Balsamic Vinegar Condiment 6

 Balsamic Vinegar Condiment 6 is wonderfully viscous with an amazingly thick texture.

We like to call it a young balsamic vinegar. Balsamic Vinegar 6 is a condiment, with an impeccable balance between sweet and acidic. It’s a combination of saba, the sweet syrup obtained from the reduction of grape must (aka grape juice), and naturally acidified cooked grape must.
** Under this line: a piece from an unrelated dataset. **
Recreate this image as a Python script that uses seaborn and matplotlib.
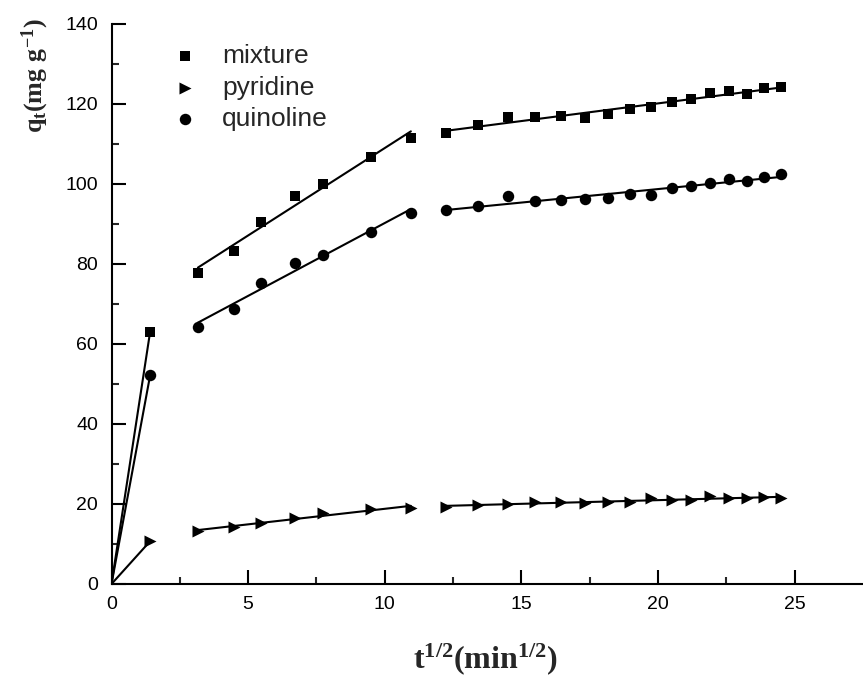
import numpy as np
import pandas as pd
import matplotlib
matplotlib.use("Agg")
import matplotlib.pyplot as plt
import seaborn as sns

# ---- data ----
times = [2, 10, 20, 30, 45, 60, 90, 120, 150, 180, 210, 240, 270, 300,
         330, 360, 390, 420, 450, 480, 510, 540, 570, 600]
sqrt_t = list(np.sqrt(times))

mixture = [63.1, 77.8, 83.3, 90.5, 97.0, 100.0, 106.8, 111.4,
           112.8, 114.7, 116.8, 116.8, 117.0, 116.6, 117.5, 118.8,
           119.2, 120.4, 121.2, 122.7, 123.2, 122.5, 123.9, 124.3]
pyridine = [10.7, 13.3, 14.3, 15.2, 16.4, 17.7, 18.7, 18.9,
            19.2, 19.7, 19.9, 20.6, 20.6, 20.2, 20.4, 20.6,
            21.4, 21.0, 21.0, 22.0, 21.4, 21.4, 21.7, 21.4]
quinoline = [52.2, 64.3, 68.7, 75.3, 80.3, 82.2, 88.1, 92.7,
             93.6, 94.4, 97.0, 95.8, 95.9, 96.2, 96.5, 97.5,
             97.2, 98.9, 99.4, 100.3, 101.3, 100.7, 101.8, 102.5]

series_names = ["mixture", "pyridine", "quinoline"]
series_values = [mixture, pyridine, quinoline]
series_markers = ["s", ">", "o"]
series_sizes = [62, 75, 68]

# segment index boundaries (stage 1: origin -> first point, stage 2, stage 3)
seg_bounds = [(0, 1), (1, 8), (8, 24)]

x_ticks = [0, 5, 10, 15, 20, 25]
y_ticks = [0, 20, 40, 60, 80, 100, 120, 140]

df = pd.DataFrame({
    "x": sqrt_t * 3,
    "q": mixture + pyridine + quinoline,
    "series": sum([[n] * len(sqrt_t) for n in series_names], []),
})

# ---- style ----
sns.set_theme(style="ticks")
plt.rcParams["font.family"] = ["Liberation Sans", "DejaVu Sans"]
plt.rcParams["mathtext.fontset"] = "custom"
plt.rcParams["mathtext.rm"] = "Liberation Serif:bold"
plt.rcParams["mathtext.it"] = "Liberation Serif:bold"
plt.rcParams["mathtext.bf"] = "Liberation Serif:bold"

fig = plt.figure(figsize=(8.63, 6.78), dpi=100)
ax = fig.add_axes([111.5 / 863, 94 / 678, 751.5 / 863, 560 / 678])

for name, vals, mk, sz in zip(series_names, series_values, series_markers, series_sizes):
    sub = df[df["series"] == name]
    sns.scatterplot(data=sub, x="x", y="q", marker=mk, s=sz, color="black",
                    edgecolor="black", linewidth=0, label=name, ax=ax, zorder=3)
    for a, b in seg_bounds:
        xs = list(sub["x"].iloc[a:b])
        ys = list(sub["q"].iloc[a:b])
        if a == 0:
            xs = [0.0] + xs
            ys = [0.0] + ys
        sns.regplot(x=np.array(xs), y=np.array(ys), scatter=False, ci=None,
                    truncate=True, color="black", ax=ax,
                    line_kws={"lw": 1.5, "zorder": 2})

ax.set_xlim(0, 27.5)
ax.set_ylim(0, 140)
ax.set_xticks(x_ticks)
ax.set_yticks(y_ticks)
ax.set_xticks(np.arange(2.5, 27.5, 5), minor=True)
ax.set_yticks(np.arange(10, 140, 20), minor=True)
ax.tick_params(which="major", direction="in", length=10, width=1.5,
               labelsize=14, colors="black")
ax.tick_params(axis="y", which="major", pad=9.7)
ax.tick_params(axis="x", which="major", pad=8.3)
ax.tick_params(which="minor", direction="in", length=5, width=1.5)
for s in ["top", "right"]:
    ax.spines[s].set_visible(False)
for s in ["left", "bottom"]:
    ax.spines[s].set_linewidth(1.5)
    ax.spines[s].set_color("black")

ax.set_xlabel(r"$\mathbf{t^{1/2}(min^{1/2})}$", fontsize=23)
ax.set_ylabel(r"$\mathbf{q_t(mg\ g^{-1})}$", fontsize=18.7)
ax.xaxis.set_label_coords(0.498, -0.103)
ax.yaxis.set_label_coords(-0.081, 0.907)

leg = ax.legend(loc="upper left", bbox_to_anchor=(0.063, 0.964),
                frameon=False, fontsize=19, handletextpad=0.4,
                labelspacing=0.28, borderpad=0, borderaxespad=0)

fig.savefig("out.png", dpi=100)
Yes, there is only ONE ingredient in Balsamic Vinegar 6: grape


Mariangela Montanari created her Balsamic Vinegar Condiment 6 with one purpose in mind: cooking.
With its thick body and woody aroma, this condiment pairs perfectly with strong flavors. From deglazing, to marinating, sautéeing, and roasting, there are endless variations of agrodolce recipes that shine the spotlight on Balsamic Saba 6.
Mariangela’s favorite culinary inspirations with Balsamic Vinegar Condiment 6 include a nutty summer farro salad with a Mediterranean kick, a balsamic variation of the classic caprese salad, a fragrant and fresh risotto with zucchine, crunchy salmon deglazed in the pan, and agrodolce rabbit cacciatora.


Perhaps you are familiar with Balsamic Vinegar 3?
Balsamic Vinegar Condiment 6 is number 3’s more mature cousin. Balsamic Vinegar 6 is aged for more time; it’s thicker, sweeter, and smoother. It ages in barrels for twice the time and develops a greater flavor complexity and more viscous texture.